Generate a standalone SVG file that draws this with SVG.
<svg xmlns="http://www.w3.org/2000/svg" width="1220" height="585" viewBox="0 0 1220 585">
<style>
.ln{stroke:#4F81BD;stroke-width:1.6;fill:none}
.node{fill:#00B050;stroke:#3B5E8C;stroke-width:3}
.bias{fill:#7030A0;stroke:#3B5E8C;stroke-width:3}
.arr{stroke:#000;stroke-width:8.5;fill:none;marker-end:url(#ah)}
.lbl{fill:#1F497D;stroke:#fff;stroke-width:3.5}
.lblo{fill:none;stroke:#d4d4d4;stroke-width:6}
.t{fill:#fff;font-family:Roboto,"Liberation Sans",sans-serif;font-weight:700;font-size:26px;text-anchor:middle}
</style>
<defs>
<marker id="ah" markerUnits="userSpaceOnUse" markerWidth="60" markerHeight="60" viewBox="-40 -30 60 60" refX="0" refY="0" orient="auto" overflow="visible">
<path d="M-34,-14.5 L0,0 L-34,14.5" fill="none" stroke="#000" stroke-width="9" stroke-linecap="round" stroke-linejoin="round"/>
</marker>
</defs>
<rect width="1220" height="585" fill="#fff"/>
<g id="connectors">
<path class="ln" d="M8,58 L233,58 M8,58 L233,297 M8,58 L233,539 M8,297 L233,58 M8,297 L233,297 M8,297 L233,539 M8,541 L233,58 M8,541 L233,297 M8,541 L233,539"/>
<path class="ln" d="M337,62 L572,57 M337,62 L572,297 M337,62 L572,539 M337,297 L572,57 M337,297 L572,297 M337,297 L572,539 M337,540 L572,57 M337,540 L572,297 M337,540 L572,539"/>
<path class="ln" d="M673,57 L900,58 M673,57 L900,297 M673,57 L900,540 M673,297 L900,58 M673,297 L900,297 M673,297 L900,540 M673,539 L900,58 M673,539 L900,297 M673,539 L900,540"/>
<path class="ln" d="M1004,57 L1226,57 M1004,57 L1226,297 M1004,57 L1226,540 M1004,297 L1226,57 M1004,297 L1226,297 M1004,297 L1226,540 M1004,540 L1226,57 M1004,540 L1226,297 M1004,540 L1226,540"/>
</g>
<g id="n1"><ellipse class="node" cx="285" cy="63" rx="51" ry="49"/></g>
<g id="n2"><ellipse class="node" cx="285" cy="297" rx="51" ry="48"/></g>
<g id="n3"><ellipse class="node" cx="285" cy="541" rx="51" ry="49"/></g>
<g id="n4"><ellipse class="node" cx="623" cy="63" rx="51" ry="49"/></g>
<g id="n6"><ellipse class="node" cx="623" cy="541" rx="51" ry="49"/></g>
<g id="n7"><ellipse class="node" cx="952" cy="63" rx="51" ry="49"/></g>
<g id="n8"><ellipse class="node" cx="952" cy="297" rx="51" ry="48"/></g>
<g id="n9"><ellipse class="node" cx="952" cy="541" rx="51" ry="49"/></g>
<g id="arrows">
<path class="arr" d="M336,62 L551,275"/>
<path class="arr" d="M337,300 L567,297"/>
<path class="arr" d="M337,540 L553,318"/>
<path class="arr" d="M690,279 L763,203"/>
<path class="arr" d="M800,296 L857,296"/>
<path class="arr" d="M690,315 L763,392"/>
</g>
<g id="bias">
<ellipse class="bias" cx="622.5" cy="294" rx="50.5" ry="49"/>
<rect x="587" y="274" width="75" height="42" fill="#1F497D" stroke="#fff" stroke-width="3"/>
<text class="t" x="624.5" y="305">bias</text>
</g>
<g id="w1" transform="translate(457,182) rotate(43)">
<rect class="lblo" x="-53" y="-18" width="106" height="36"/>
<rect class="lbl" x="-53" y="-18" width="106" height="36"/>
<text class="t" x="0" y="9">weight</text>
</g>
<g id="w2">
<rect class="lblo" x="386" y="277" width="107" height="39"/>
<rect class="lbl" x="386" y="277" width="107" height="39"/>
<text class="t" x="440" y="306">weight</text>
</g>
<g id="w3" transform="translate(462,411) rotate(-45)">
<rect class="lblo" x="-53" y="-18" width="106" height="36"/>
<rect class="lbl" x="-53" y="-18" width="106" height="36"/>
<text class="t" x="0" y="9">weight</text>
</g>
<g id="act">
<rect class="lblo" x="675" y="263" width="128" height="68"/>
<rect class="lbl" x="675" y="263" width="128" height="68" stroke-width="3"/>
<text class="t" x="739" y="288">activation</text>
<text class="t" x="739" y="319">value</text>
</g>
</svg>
◆ ◆ ◆
To be done.
Print the listing above in full, exactly as it is.

Answer to the problem.
Generate a standalone SVG file that draws this with SVG.
<svg xmlns="http://www.w3.org/2000/svg" width="1220" height="585" viewBox="0 0 1220 585">
<style>
.ln{stroke:#4F81BD;stroke-width:1.6;fill:none}
.node{fill:#00B050;stroke:#3B5E8C;stroke-width:3}
.bias{fill:#7030A0;stroke:#3B5E8C;stroke-width:3}
.arr{stroke:#000;stroke-width:8.5;fill:none;marker-end:url(#ah)}
.lbl{fill:#1F497D;stroke:#fff;stroke-width:3.5}
.lblo{fill:none;stroke:#d4d4d4;stroke-width:6}
.t{fill:#fff;font-family:Roboto,"Liberation Sans",sans-serif;font-weight:700;font-size:26px;text-anchor:middle}
</style>
<defs>
<marker id="ah" markerUnits="userSpaceOnUse" markerWidth="60" markerHeight="60" viewBox="-40 -30 60 60" refX="0" refY="0" orient="auto" overflow="visible">
<path d="M-34,-14.5 L0,0 L-34,14.5" fill="none" stroke="#000" stroke-width="9" stroke-linecap="round" stroke-linejoin="round"/>
</marker>
</defs>
<rect width="1220" height="585" fill="#fff"/>
<g id="connectors">
<path class="ln" d="M8,58 L233,58 M8,58 L233,297 M8,58 L233,539 M8,297 L233,58 M8,297 L233,297 M8,297 L233,539 M8,541 L233,58 M8,541 L233,297 M8,541 L233,539"/>
<path class="ln" d="M337,62 L572,57 M337,62 L572,297 M337,62 L572,539 M337,297 L572,57 M337,297 L572,297 M337,297 L572,539 M337,540 L572,57 M337,540 L572,297 M337,540 L572,539"/>
<path class="ln" d="M673,57 L900,58 M673,57 L900,297 M673,57 L900,540 M673,297 L900,58 M673,297 L900,297 M673,297 L900,540 M673,539 L900,58 M673,539 L900,297 M673,539 L900,540"/>
<path class="ln" d="M1004,57 L1226,57 M1004,57 L1226,297 M1004,57 L1226,540 M1004,297 L1226,57 M1004,297 L1226,297 M1004,297 L1226,540 M1004,540 L1226,57 M1004,540 L1226,297 M1004,540 L1226,540"/>
</g>
<g id="n1"><ellipse class="node" cx="285" cy="63" rx="51" ry="49"/></g>
<g id="n2"><ellipse class="node" cx="285" cy="297" rx="51" ry="48"/></g>
<g id="n3"><ellipse class="node" cx="285" cy="541" rx="51" ry="49"/></g>
<g id="n4"><ellipse class="node" cx="623" cy="63" rx="51" ry="49"/></g>
<g id="n6"><ellipse class="node" cx="623" cy="541" rx="51" ry="49"/></g>
<g id="n7"><ellipse class="node" cx="952" cy="63" rx="51" ry="49"/></g>
<g id="n8"><ellipse class="node" cx="952" cy="297" rx="51" ry="48"/></g>
<g id="n9"><ellipse class="node" cx="952" cy="541" rx="51" ry="49"/></g>
<g id="arrows">
<path class="arr" d="M336,62 L551,275"/>
<path class="arr" d="M337,300 L567,297"/>
<path class="arr" d="M337,540 L553,318"/>
<path class="arr" d="M690,279 L763,203"/>
<path class="arr" d="M800,296 L857,296"/>
<path class="arr" d="M690,315 L763,392"/>
</g>
<g id="bias">
<ellipse class="bias" cx="622.5" cy="294" rx="50.5" ry="49"/>
<rect x="587" y="274" width="75" height="42" fill="#1F497D" stroke="#fff" stroke-width="3"/>
<text class="t" x="624.5" y="305">bias</text>
</g>
<g id="w1" transform="translate(457,182) rotate(43)">
<rect class="lblo" x="-53" y="-18" width="106" height="36"/>
<rect class="lbl" x="-53" y="-18" width="106" height="36"/>
<text class="t" x="0" y="9">weight</text>
</g>
<g id="w2">
<rect class="lblo" x="386" y="277" width="107" height="39"/>
<rect class="lbl" x="386" y="277" width="107" height="39"/>
<text class="t" x="440" y="306">weight</text>
</g>
<g id="w3" transform="translate(462,411) rotate(-45)">
<rect class="lblo" x="-53" y="-18" width="106" height="36"/>
<rect class="lbl" x="-53" y="-18" width="106" height="36"/>
<text class="t" x="0" y="9">weight</text>
</g>
<g id="act">
<rect class="lblo" x="675" y="263" width="128" height="68"/>
<rect class="lbl" x="675" y="263" width="128" height="68" stroke-width="3"/>
<text class="t" x="739" y="288">activation</text>
<text class="t" x="739" y="319">value</text>
</g>
</svg>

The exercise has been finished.